→ What is needed: Go through the listing below and list every line with "code".

→ Information provided:

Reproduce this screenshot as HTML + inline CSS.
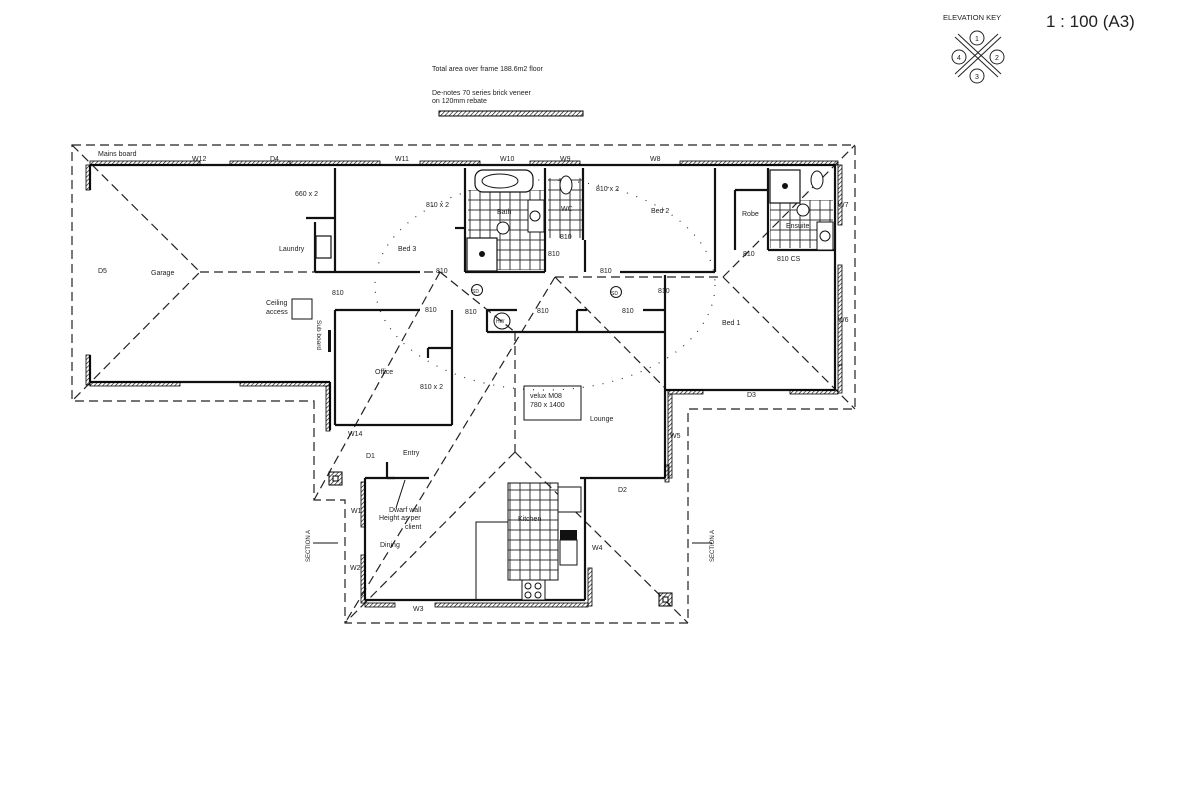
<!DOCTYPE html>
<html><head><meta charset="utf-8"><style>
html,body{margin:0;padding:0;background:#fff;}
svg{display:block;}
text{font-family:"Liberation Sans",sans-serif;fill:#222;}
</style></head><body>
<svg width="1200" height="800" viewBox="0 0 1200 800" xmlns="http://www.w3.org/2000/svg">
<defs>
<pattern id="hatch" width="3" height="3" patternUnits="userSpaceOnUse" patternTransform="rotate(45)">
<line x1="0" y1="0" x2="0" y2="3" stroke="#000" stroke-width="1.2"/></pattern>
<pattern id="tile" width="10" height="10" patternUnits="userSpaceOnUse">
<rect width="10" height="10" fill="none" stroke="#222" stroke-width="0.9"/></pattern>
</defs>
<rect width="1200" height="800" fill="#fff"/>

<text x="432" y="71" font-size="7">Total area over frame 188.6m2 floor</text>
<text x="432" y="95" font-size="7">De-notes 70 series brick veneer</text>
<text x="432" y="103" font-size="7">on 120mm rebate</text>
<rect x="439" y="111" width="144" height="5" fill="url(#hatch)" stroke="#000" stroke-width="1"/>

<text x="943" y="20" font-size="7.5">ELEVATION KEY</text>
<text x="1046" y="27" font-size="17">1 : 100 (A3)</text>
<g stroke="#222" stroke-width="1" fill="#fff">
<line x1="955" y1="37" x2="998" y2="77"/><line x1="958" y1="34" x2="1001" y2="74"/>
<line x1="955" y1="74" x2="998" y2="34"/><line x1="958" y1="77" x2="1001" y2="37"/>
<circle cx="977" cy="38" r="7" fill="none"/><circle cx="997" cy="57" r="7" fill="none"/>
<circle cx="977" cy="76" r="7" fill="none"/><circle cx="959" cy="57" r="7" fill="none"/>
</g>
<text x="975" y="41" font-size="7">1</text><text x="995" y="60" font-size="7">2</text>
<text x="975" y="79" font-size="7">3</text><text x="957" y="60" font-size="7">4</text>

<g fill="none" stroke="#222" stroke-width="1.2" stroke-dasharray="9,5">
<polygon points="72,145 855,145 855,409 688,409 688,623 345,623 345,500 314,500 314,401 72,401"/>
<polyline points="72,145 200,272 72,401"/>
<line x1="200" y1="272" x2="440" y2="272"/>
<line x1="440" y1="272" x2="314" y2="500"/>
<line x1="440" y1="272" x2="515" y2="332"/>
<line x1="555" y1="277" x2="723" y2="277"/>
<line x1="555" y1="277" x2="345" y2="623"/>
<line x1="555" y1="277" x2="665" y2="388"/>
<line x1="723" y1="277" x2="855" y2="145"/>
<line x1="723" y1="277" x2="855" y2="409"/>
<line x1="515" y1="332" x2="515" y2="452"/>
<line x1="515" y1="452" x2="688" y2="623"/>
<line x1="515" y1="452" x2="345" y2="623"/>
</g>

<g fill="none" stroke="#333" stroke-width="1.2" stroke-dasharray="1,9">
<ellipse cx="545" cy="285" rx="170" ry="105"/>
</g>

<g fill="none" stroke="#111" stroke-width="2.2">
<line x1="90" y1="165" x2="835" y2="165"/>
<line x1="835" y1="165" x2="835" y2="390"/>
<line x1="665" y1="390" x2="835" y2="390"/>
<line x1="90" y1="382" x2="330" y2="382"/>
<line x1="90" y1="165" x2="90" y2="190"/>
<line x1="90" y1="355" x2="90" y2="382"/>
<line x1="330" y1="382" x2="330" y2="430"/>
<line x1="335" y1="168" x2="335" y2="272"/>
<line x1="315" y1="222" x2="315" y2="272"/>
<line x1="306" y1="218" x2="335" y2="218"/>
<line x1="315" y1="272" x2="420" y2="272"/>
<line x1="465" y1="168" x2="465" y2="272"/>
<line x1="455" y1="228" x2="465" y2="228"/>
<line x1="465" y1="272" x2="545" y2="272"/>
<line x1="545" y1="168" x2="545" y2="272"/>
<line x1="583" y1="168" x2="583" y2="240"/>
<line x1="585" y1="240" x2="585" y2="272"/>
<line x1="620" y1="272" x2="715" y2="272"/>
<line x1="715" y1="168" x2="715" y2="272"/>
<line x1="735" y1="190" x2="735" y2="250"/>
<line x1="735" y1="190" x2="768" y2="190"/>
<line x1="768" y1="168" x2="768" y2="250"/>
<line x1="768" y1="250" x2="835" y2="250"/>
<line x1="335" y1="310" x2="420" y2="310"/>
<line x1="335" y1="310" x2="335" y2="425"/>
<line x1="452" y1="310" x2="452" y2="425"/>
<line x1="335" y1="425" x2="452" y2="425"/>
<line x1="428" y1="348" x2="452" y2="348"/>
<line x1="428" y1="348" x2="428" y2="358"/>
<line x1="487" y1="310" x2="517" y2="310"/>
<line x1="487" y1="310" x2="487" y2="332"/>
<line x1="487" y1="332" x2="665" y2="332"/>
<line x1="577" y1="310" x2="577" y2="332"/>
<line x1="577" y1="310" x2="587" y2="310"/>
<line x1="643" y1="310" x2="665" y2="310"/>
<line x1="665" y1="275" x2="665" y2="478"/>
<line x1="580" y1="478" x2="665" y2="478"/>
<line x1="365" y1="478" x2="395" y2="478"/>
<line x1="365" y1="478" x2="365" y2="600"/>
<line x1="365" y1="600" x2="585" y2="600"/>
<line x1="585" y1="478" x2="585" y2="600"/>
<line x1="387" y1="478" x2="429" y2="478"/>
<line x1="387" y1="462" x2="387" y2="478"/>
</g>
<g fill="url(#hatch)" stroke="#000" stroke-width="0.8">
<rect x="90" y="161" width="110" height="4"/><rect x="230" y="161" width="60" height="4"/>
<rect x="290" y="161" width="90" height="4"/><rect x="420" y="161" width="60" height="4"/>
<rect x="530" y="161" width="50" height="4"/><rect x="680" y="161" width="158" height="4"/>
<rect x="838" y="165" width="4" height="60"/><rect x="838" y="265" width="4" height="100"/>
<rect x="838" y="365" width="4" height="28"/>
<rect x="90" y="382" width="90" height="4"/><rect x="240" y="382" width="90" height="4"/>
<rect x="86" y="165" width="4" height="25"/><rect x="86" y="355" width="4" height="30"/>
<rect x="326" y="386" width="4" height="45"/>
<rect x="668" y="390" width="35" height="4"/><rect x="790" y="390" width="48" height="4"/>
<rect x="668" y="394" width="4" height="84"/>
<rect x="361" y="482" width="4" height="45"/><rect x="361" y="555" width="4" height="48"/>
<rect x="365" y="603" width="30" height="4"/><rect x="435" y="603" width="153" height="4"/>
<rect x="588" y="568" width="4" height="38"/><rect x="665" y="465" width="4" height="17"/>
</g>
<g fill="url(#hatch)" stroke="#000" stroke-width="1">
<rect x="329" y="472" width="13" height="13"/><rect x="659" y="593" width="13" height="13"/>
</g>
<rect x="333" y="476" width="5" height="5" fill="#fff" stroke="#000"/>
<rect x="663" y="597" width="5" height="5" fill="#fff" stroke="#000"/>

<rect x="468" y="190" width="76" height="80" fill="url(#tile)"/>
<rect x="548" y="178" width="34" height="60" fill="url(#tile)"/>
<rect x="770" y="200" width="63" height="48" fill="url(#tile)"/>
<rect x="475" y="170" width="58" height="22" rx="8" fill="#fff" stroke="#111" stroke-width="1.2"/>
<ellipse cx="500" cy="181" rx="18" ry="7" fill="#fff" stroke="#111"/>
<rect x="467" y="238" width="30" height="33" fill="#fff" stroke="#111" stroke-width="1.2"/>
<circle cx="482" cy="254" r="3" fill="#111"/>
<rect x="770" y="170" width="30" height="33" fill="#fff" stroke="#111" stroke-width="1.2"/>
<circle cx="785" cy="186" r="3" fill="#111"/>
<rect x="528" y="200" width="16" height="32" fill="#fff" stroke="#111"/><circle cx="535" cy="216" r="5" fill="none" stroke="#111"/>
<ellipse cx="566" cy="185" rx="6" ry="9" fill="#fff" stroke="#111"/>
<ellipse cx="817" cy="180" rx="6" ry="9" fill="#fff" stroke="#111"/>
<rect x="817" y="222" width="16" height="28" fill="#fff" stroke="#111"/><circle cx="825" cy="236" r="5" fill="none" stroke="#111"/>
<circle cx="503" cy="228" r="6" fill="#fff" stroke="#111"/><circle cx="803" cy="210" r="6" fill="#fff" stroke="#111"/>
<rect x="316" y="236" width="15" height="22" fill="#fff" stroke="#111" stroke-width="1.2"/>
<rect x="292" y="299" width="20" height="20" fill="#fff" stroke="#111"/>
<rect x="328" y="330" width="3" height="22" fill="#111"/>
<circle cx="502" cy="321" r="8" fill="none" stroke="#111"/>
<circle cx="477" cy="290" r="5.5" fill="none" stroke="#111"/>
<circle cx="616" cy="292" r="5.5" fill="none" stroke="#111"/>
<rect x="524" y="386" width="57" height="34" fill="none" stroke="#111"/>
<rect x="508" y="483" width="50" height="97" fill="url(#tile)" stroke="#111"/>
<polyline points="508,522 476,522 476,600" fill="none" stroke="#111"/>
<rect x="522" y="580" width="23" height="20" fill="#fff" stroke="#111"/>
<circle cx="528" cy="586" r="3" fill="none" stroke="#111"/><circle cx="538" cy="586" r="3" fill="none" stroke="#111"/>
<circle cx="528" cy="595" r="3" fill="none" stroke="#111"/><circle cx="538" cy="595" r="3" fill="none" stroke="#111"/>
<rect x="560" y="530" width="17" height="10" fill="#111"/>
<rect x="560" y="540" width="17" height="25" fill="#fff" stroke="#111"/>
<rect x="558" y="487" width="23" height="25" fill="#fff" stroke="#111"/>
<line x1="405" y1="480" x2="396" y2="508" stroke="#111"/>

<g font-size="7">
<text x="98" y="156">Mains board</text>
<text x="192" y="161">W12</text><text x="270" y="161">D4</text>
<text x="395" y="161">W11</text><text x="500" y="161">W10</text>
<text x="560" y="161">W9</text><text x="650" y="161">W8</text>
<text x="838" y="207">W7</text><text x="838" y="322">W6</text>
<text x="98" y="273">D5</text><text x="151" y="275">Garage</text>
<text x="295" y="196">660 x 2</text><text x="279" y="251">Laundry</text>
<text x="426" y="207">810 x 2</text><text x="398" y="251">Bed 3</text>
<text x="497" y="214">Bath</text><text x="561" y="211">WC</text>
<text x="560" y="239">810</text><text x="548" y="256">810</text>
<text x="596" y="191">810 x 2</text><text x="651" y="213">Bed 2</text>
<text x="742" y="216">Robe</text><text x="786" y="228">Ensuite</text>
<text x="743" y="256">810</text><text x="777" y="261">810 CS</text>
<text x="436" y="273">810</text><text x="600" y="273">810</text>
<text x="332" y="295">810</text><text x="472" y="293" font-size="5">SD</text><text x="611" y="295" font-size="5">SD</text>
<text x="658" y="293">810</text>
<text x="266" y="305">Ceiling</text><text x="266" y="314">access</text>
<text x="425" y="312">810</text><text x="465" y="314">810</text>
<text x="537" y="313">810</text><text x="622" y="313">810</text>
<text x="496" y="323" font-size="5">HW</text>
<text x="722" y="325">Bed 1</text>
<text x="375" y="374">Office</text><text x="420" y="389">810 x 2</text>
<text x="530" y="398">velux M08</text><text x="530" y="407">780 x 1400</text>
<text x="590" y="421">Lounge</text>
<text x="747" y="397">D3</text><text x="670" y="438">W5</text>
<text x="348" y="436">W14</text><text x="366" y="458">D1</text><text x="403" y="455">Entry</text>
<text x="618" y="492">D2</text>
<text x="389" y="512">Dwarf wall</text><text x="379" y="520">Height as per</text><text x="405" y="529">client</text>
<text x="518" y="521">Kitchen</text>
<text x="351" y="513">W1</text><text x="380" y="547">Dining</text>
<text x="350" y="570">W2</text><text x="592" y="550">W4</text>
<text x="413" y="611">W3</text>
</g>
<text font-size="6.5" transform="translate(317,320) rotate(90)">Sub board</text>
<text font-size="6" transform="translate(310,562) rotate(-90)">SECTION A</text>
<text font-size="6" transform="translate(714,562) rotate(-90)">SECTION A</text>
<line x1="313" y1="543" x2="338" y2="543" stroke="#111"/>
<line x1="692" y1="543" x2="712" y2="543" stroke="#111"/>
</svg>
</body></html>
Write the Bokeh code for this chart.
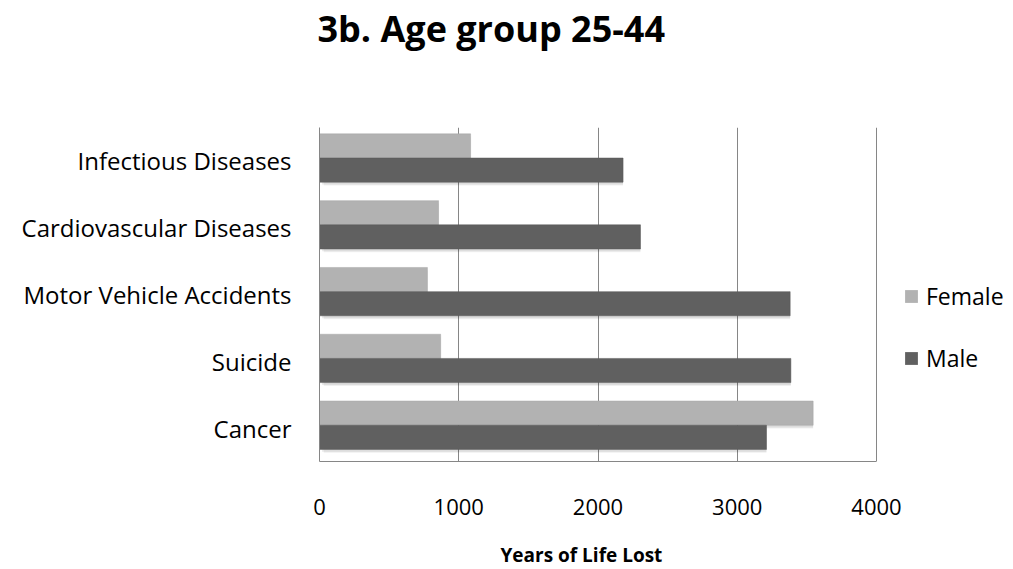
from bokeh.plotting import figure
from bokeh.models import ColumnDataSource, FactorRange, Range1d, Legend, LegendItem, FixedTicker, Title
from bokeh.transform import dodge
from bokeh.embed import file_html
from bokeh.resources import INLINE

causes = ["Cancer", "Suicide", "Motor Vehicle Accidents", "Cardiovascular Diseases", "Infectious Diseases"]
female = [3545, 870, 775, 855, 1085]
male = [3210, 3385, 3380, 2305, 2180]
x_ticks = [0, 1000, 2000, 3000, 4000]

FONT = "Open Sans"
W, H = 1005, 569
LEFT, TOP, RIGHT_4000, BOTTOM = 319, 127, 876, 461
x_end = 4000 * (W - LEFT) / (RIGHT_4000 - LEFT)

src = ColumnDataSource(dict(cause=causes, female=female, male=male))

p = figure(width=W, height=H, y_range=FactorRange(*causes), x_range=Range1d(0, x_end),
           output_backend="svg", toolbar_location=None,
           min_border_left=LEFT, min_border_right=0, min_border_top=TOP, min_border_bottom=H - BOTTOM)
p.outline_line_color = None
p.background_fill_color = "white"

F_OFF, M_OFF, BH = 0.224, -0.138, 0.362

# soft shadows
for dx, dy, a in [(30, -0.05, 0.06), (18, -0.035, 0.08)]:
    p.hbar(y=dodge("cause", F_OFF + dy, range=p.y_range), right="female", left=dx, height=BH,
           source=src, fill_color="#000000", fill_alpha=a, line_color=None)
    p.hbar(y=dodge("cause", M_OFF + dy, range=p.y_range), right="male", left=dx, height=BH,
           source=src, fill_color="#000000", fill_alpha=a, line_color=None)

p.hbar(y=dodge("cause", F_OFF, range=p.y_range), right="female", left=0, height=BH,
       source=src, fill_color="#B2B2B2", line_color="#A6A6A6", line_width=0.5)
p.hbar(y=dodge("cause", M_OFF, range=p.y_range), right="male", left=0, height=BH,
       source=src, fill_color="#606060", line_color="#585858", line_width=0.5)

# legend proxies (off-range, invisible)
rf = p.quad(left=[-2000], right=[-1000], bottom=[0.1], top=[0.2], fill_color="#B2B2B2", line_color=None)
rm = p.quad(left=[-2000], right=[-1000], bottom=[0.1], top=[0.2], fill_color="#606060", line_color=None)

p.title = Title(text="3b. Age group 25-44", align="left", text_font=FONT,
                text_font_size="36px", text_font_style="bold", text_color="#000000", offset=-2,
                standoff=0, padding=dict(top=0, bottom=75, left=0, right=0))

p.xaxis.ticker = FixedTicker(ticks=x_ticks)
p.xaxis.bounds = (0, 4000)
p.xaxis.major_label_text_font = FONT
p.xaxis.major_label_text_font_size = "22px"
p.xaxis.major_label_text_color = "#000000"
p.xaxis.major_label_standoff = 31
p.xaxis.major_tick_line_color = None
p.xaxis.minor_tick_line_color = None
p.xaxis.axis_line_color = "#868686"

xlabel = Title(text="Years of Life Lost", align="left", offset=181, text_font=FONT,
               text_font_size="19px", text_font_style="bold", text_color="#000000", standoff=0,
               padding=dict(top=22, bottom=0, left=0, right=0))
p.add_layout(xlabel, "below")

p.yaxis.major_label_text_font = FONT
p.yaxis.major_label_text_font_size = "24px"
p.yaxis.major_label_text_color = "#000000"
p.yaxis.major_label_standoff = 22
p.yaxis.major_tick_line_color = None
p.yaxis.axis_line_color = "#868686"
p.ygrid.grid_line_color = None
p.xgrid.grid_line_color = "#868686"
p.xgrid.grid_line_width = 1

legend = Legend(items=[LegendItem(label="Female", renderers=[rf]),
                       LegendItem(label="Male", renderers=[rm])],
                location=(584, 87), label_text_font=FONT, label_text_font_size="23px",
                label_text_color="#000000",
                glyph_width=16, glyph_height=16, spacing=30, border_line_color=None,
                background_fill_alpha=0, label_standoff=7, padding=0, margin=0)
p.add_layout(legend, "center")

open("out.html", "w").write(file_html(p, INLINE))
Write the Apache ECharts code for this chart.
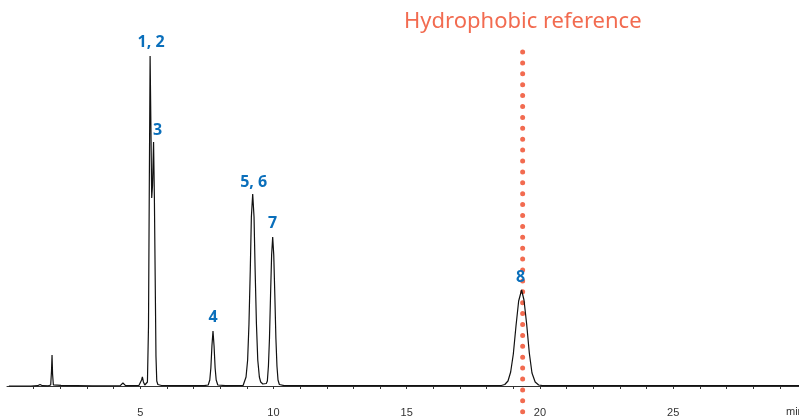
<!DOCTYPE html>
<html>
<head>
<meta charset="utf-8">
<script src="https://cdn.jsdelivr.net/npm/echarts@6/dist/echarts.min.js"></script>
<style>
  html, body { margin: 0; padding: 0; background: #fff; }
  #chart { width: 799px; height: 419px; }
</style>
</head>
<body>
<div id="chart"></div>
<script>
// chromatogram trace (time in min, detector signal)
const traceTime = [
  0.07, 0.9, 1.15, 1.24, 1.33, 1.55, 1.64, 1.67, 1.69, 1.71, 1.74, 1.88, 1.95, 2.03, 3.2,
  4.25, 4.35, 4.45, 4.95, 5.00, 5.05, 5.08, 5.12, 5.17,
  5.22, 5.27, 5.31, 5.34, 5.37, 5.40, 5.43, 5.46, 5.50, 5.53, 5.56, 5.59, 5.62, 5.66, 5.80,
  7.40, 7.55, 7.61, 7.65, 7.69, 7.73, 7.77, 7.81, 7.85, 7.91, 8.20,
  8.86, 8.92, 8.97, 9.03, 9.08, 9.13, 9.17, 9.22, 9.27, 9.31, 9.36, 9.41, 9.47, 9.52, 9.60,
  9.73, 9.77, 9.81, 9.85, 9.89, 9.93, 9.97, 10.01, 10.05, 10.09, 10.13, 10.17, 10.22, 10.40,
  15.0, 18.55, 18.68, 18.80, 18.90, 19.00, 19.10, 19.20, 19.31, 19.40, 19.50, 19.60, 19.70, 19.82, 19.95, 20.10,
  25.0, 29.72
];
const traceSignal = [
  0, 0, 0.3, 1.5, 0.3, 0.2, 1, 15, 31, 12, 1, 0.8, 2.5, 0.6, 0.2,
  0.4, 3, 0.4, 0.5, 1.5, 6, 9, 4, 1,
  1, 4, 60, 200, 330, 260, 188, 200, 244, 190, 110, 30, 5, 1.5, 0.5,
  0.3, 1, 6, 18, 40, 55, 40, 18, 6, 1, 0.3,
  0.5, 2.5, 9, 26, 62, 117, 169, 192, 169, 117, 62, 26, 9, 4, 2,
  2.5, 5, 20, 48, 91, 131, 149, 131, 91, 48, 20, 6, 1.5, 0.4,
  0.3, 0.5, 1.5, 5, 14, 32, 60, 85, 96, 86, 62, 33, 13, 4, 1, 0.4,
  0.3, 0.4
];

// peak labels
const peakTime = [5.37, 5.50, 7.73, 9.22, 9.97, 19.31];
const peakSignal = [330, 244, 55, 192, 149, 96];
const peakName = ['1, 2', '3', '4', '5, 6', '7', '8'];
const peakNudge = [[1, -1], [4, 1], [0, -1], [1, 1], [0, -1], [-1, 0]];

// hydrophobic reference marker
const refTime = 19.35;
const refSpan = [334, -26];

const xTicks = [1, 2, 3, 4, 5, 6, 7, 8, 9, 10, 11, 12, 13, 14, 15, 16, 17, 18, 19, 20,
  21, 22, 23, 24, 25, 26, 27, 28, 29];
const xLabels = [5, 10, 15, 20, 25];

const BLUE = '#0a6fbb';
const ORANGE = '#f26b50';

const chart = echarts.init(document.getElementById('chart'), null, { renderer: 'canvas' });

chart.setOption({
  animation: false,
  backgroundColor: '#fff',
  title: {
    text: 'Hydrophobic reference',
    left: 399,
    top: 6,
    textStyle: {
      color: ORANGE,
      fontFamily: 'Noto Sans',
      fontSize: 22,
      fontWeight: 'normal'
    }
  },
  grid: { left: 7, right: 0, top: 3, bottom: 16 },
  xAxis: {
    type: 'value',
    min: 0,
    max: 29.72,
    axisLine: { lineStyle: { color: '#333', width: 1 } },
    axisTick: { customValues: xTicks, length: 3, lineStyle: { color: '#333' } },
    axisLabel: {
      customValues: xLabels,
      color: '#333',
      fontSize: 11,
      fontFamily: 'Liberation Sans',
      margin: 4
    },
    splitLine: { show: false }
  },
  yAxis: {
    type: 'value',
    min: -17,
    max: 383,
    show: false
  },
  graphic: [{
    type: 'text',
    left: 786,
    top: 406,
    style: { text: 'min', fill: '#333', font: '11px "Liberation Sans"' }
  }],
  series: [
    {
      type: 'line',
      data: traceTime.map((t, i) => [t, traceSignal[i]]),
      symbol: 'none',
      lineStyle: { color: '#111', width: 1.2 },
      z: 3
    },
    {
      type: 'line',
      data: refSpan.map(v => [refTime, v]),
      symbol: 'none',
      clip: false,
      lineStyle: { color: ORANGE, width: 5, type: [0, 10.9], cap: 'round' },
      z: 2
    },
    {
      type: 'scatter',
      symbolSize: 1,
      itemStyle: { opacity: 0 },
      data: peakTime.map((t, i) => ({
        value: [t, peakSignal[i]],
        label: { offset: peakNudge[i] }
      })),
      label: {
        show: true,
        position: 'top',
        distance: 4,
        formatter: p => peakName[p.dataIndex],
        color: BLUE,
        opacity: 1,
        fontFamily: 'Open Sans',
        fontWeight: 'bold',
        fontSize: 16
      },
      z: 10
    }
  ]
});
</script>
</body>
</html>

→ Answer to this task:
Write the Bokeh code for this chart.
Write the Apache ECharts code for this chart.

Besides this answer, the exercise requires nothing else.